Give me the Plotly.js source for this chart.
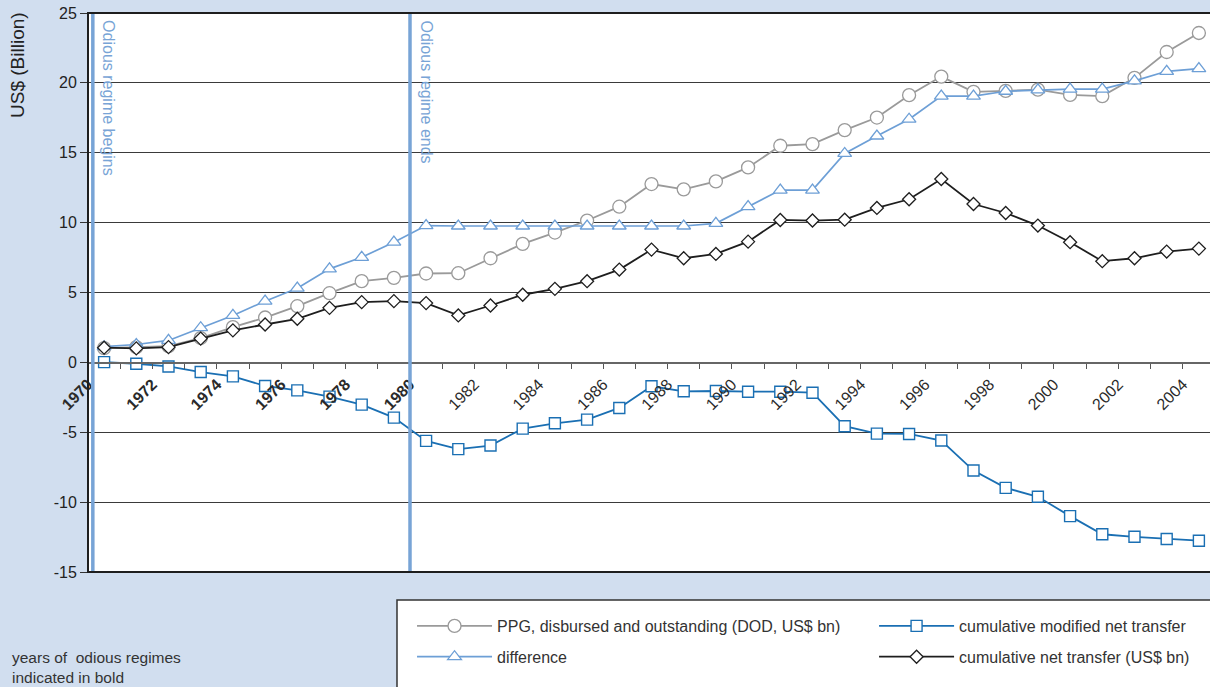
<!DOCTYPE html>
<html>
<head>
<meta charset="utf-8">
<script src="https://cdn.plot.ly/plotly-3.0.1.min.js"></script>
<style>html,body{margin:0;padding:0;background:#d1deef;}#chart{width:1210px;height:687px;}</style>
</head>
<body>
<div id="chart"></div>
<script>
// ---- data ----
const years = [1970,1971,1972,1973,1974,1975,1976,1977,1978,1979,1980,1981,1982,1983,1984,1985,1986,1987,1988,1989,1990,1991,1992,1993,1994,1995,1996,1997,1998,1999,2000,2001,2002,2003,2004];
const ppgDOD = [1.02,1.09,1.16,1.74,2.52,3.21,4.02,4.95,5.81,6.05,6.36,6.38,7.45,8.48,9.29,10.15,11.14,12.76,12.38,12.95,13.95,15.5,15.62,16.62,17.52,19.12,20.45,19.36,19.43,19.52,19.14,19.05,20.36,22.21,23.57];
const difference = [1.12,1.28,1.57,2.48,3.36,4.38,5.31,6.69,7.52,8.6,9.79,9.76,9.76,9.76,9.76,9.76,9.76,9.76,9.76,9.95,11.14,12.33,12.33,14.95,16.2,17.4,19.05,19.05,19.4,19.5,19.55,19.55,20.14,20.83,21.02];
const cumModNetTransfer = [0.02,-0.1,-0.29,-0.69,-1.0,-1.69,-2.0,-2.45,-3.02,-3.95,-5.62,-6.21,-5.95,-4.74,-4.36,-4.1,-3.26,-1.71,-2.07,-2.05,-2.1,-2.1,-2.17,-4.57,-5.1,-5.12,-5.59,-7.74,-8.98,-9.62,-11.0,-12.3,-12.48,-12.64,-12.76];
const cumNetTransfer = [1.05,1.0,1.09,1.7,2.29,2.71,3.12,3.9,4.31,4.38,4.24,3.36,4.07,4.84,5.26,5.81,6.64,8.07,7.45,7.76,8.64,10.19,10.15,10.21,11.05,11.67,13.12,11.33,10.69,9.79,8.6,7.24,7.45,7.93,8.14];
const yTickVals = [-15,-10,-5,0,5,10,15,20,25];
const yTickText = ['-15','-10','-5','0','5','10','15','20','25'];
const tickYears = years;               // one tick per year boundary
const boldUntil = 1980;                // years of odious regime (bold labels)
const regimeBegin = 1969.65, regimeEnd = 1979.5;
const seriesNames = ['PPG, disbursed and outstanding (DOD, US$ bn)','difference','cumulative modified net transfer','cumulative net transfer (US$ bn)'];

// ---- tick labels ----
const tickvals = tickYears.map(y => y - 0.5);
const ticktext = tickYears.map((y, i) => {
  if (i % 2 !== 0) return '';
  return y <= boldUntil ? '<b>' + y + '</b>' : String(y);
});

const FONT = 'Liberation Sans, Arial, sans-serif';
const BLUE_L = '#78a4d6';

const traces = [
  {x: years, y: ppgDOD, name: seriesNames[0], mode: 'lines+markers', legend: 'legend', legendgroup: 'a',
   line: {color: '#9a9a9a', width: 1.8},
   marker: {symbol: 'circle', size: 13, color: '#ffffff', line: {color: '#9a9a9a', width: 1.3}}},
  {x: years, y: difference, name: seriesNames[1], mode: 'lines+markers', legend: 'legend', legendgroup: 'b',
   line: {color: '#6d9fd6', width: 1.7},
   marker: {symbol: 'triangle-up', size: 12, color: '#ffffff', line: {color: '#6d9fd6', width: 1.3}}},
  {x: years, y: cumModNetTransfer, name: seriesNames[2], mode: 'lines+markers', legend: 'legend2', legendgroup: 'c',
   line: {color: '#1a6fb3', width: 1.8},
   marker: {symbol: 'square', size: 11, color: '#ffffff', line: {color: '#1a6fb3', width: 1.4}}},
  {x: years, y: cumNetTransfer, name: seriesNames[3], mode: 'lines+markers', legend: 'legend2', legendgroup: 'd',
   line: {color: '#1e1e1e', width: 1.8},
   marker: {symbol: 'diamond', size: 10, color: '#ffffff', line: {color: '#1e1e1e', width: 1.3}}}
];

const legendCommon = {orientation: 'v', xanchor: 'left', yanchor: 'top', traceorder: 'grouped',
  bgcolor: 'rgba(0,0,0,0)', borderwidth: 0, tracegroupgap: 7, itemwidth: 75,
  font: {family: FONT, size: 16, color: '#333'}};

const layout = {
  width: 1210, height: 687,
  margin: {l: 88, r: 0, t: 13, b: 115, autoexpand: false},
  paper_bgcolor: '#d1deef', plot_bgcolor: '#ffffff',
  font: {family: FONT, size: 16, color: '#222'},
  showlegend: true,
  legend: Object.assign({}, legendCommon, {x: 0.2888, y: -0.0662}),
  legend2: Object.assign({}, legendCommon, {x: 0.7006, y: -0.0662}),
  xaxis: {range: [1969.5, 2004.345], anchor: 'free', position: 0.375,
          tickmode: 'array', tickvals: tickvals, ticktext: ticktext, tickangle: -45,
          ticks: 'outside', ticklen: 5, tickcolor: '#555', tickwidth: 1,
          showline: true, linecolor: '#666', linewidth: 1.5, showgrid: false, zeroline: false,
          tickfont: {family: FONT, size: 16, color: '#2a2a2a'}},
  yaxis: {range: [-15, 25], tickmode: 'array', tickvals: yTickVals, ticktext: yTickText,
          ticks: 'outside', ticklen: 7, tickcolor: '#333',
          showgrid: true, gridcolor: '#3a3a3a', gridwidth: 1.2, zeroline: false,
          showline: false, tickfont: {family: FONT, size: 16, color: '#222'}},
  shapes: [
    {type: 'rect', xref: 'paper', yref: 'paper', x0: 0.2754, x1: 1.02, y0: -0.0501, y1: -0.3,
     fillcolor: '#ffffff', line: {color: '#333', width: 1.5}},
    {type: 'line', xref: 'x', yref: 'paper', x0: regimeBegin, x1: regimeBegin, y0: 0, y1: 1,
     line: {color: BLUE_L, width: 3.5}},
    {type: 'line', xref: 'x', yref: 'paper', x0: regimeEnd, x1: regimeEnd, y0: 0, y1: 1,
     line: {color: BLUE_L, width: 3.5}},
    {type: 'rect', xref: 'paper', yref: 'paper', x0: 0, x1: 1.01, y0: 0, y1: 1,
     line: {color: '#1e1e1e', width: 2}}
  ],
  annotations: [
    {text: 'US$ (Billion)', textangle: -90, xref: 'paper', yref: 'paper', x: -0.0624, y: 1.0054,
     xanchor: 'center', yanchor: 'top', showarrow: false, font: {family: FONT, size: 19, color: '#222'}},
    {text: 'Odious regime begins', textangle: 90, xref: 'x', yref: 'paper', x: 1970.15, y: 0.991,
     xanchor: 'center', yanchor: 'top', showarrow: false, font: {family: FONT, size: 16, color: BLUE_L}},
    {text: 'Odious regime ends', textangle: 90, xref: 'x', yref: 'paper', x: 1980.0, y: 0.991,
     xanchor: 'center', yanchor: 'top', showarrow: false, font: {family: FONT, size: 16, color: BLUE_L}},
    {text: 'years of  odious regimes<br>indicated in bold', xref: 'paper', yref: 'paper', x: -0.0695, y: -0.1342,
     xanchor: 'left', yanchor: 'top', align: 'left', showarrow: false, font: {family: FONT, size: 15.5, color: '#333'}}
  ]
};

Plotly.newPlot('chart', traces, layout, {displayModeBar: false, staticPlot: true});
</script>
</body>
</html>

Task to carry out
Set down the material exactly, every line of it, except for the pictures.

Answer to this problem
Give me the Plotly.js source for this chart.
<!DOCTYPE html>
<html>
<head>
<meta charset="utf-8">
<script src="https://cdn.plot.ly/plotly-3.0.1.min.js"></script>
<style>html,body{margin:0;padding:0;background:#d1deef;}#chart{width:1210px;height:687px;}</style>
</head>
<body>
<div id="chart"></div>
<script>
// ---- data ----
const years = [1970,1971,1972,1973,1974,1975,1976,1977,1978,1979,1980,1981,1982,1983,1984,1985,1986,1987,1988,1989,1990,1991,1992,1993,1994,1995,1996,1997,1998,1999,2000,2001,2002,2003,2004];
const ppgDOD = [1.02,1.09,1.16,1.74,2.52,3.21,4.02,4.95,5.81,6.05,6.36,6.38,7.45,8.48,9.29,10.15,11.14,12.76,12.38,12.95,13.95,15.5,15.62,16.62,17.52,19.12,20.45,19.36,19.43,19.52,19.14,19.05,20.36,22.21,23.57];
const difference = [1.12,1.28,1.57,2.48,3.36,4.38,5.31,6.69,7.52,8.6,9.79,9.76,9.76,9.76,9.76,9.76,9.76,9.76,9.76,9.95,11.14,12.33,12.33,14.95,16.2,17.4,19.05,19.05,19.4,19.5,19.55,19.55,20.14,20.83,21.02];
const cumModNetTransfer = [0.02,-0.1,-0.29,-0.69,-1.0,-1.69,-2.0,-2.45,-3.02,-3.95,-5.62,-6.21,-5.95,-4.74,-4.36,-4.1,-3.26,-1.71,-2.07,-2.05,-2.1,-2.1,-2.17,-4.57,-5.1,-5.12,-5.59,-7.74,-8.98,-9.62,-11.0,-12.3,-12.48,-12.64,-12.76];
const cumNetTransfer = [1.05,1.0,1.09,1.7,2.29,2.71,3.12,3.9,4.31,4.38,4.24,3.36,4.07,4.84,5.26,5.81,6.64,8.07,7.45,7.76,8.64,10.19,10.15,10.21,11.05,11.67,13.12,11.33,10.69,9.79,8.6,7.24,7.45,7.93,8.14];
const yTickVals = [-15,-10,-5,0,5,10,15,20,25];
const yTickText = ['-15','-10','-5','0','5','10','15','20','25'];
const tickYears = years;               // one tick per year boundary
const boldUntil = 1980;                // years of odious regime (bold labels)
const regimeBegin = 1969.65, regimeEnd = 1979.5;
const seriesNames = ['PPG, disbursed and outstanding (DOD, US$ bn)','difference','cumulative modified net transfer','cumulative net transfer (US$ bn)'];

// ---- tick labels ----
const tickvals = tickYears.map(y => y - 0.5);
const ticktext = tickYears.map((y, i) => {
  if (i % 2 !== 0) return '';
  return y <= boldUntil ? '<b>' + y + '</b>' : String(y);
});

const FONT = 'Liberation Sans, Arial, sans-serif';
const BLUE_L = '#78a4d6';

const traces = [
  {x: years, y: ppgDOD, name: seriesNames[0], mode: 'lines+markers', legend: 'legend', legendgroup: 'a',
   line: {color: '#9a9a9a', width: 1.8},
   marker: {symbol: 'circle', size: 13, color: '#ffffff', line: {color: '#9a9a9a', width: 1.3}}},
  {x: years, y: difference, name: seriesNames[1], mode: 'lines+markers', legend: 'legend', legendgroup: 'b',
   line: {color: '#6d9fd6', width: 1.7},
   marker: {symbol: 'triangle-up', size: 12, color: '#ffffff', line: {color: '#6d9fd6', width: 1.3}}},
  {x: years, y: cumModNetTransfer, name: seriesNames[2], mode: 'lines+markers', legend: 'legend2', legendgroup: 'c',
   line: {color: '#1a6fb3', width: 1.8},
   marker: {symbol: 'square', size: 11, color: '#ffffff', line: {color: '#1a6fb3', width: 1.4}}},
  {x: years, y: cumNetTransfer, name: seriesNames[3], mode: 'lines+markers', legend: 'legend2', legendgroup: 'd',
   line: {color: '#1e1e1e', width: 1.8},
   marker: {symbol: 'diamond', size: 10, color: '#ffffff', line: {color: '#1e1e1e', width: 1.3}}}
];

const legendCommon = {orientation: 'v', xanchor: 'left', yanchor: 'top', traceorder: 'grouped',
  bgcolor: 'rgba(0,0,0,0)', borderwidth: 0, tracegroupgap: 7, itemwidth: 75,
  font: {family: FONT, size: 16, color: '#333'}};

const layout = {
  width: 1210, height: 687,
  margin: {l: 88, r: 0, t: 13, b: 115, autoexpand: false},
  paper_bgcolor: '#d1deef', plot_bgcolor: '#ffffff',
  font: {family: FONT, size: 16, color: '#222'},
  showlegend: true,
  legend: Object.assign({}, legendCommon, {x: 0.2888, y: -0.0662}),
  legend2: Object.assign({}, legendCommon, {x: 0.7006, y: -0.0662}),
  xaxis: {range: [1969.5, 2004.345], anchor: 'free', position: 0.375,
          tickmode: 'array', tickvals: tickvals, ticktext: ticktext, tickangle: -45,
          ticks: 'outside', ticklen: 5, tickcolor: '#555', tickwidth: 1,
          showline: true, linecolor: '#666', linewidth: 1.5, showgrid: false, zeroline: false,
          tickfont: {family: FONT, size: 16, color: '#2a2a2a'}},
  yaxis: {range: [-15, 25], tickmode: 'array', tickvals: yTickVals, ticktext: yTickText,
          ticks: 'outside', ticklen: 7, tickcolor: '#333',
          showgrid: true, gridcolor: '#3a3a3a', gridwidth: 1.2, zeroline: false,
          showline: false, tickfont: {family: FONT, size: 16, color: '#222'}},
  shapes: [
    {type: 'rect', xref: 'paper', yref: 'paper', x0: 0.2754, x1: 1.02, y0: -0.0501, y1: -0.3,
     fillcolor: '#ffffff', line: {color: '#333', width: 1.5}},
    {type: 'line', xref: 'x', yref: 'paper', x0: regimeBegin, x1: regimeBegin, y0: 0, y1: 1,
     line: {color: BLUE_L, width: 3.5}},
    {type: 'line', xref: 'x', yref: 'paper', x0: regimeEnd, x1: regimeEnd, y0: 0, y1: 1,
     line: {color: BLUE_L, width: 3.5}},
    {type: 'rect', xref: 'paper', yref: 'paper', x0: 0, x1: 1.01, y0: 0, y1: 1,
     line: {color: '#1e1e1e', width: 2}}
  ],
  annotations: [
    {text: 'US$ (Billion)', textangle: -90, xref: 'paper', yref: 'paper', x: -0.0624, y: 1.0054,
     xanchor: 'center', yanchor: 'top', showarrow: false, font: {family: FONT, size: 19, color: '#222'}},
    {text: 'Odious regime begins', textangle: 90, xref: 'x', yref: 'paper', x: 1970.15, y: 0.991,
     xanchor: 'center', yanchor: 'top', showarrow: false, font: {family: FONT, size: 16, color: BLUE_L}},
    {text: 'Odious regime ends', textangle: 90, xref: 'x', yref: 'paper', x: 1980.0, y: 0.991,
     xanchor: 'center', yanchor: 'top', showarrow: false, font: {family: FONT, size: 16, color: BLUE_L}},
    {text: 'years of  odious regimes<br>indicated in bold', xref: 'paper', yref: 'paper', x: -0.0695, y: -0.1342,
     xanchor: 'left', yanchor: 'top', align: 'left', showarrow: false, font: {family: FONT, size: 15.5, color: '#333'}}
  ]
};

Plotly.newPlot('chart', traces, layout, {displayModeBar: false, staticPlot: true});
</script>
</body>
</html>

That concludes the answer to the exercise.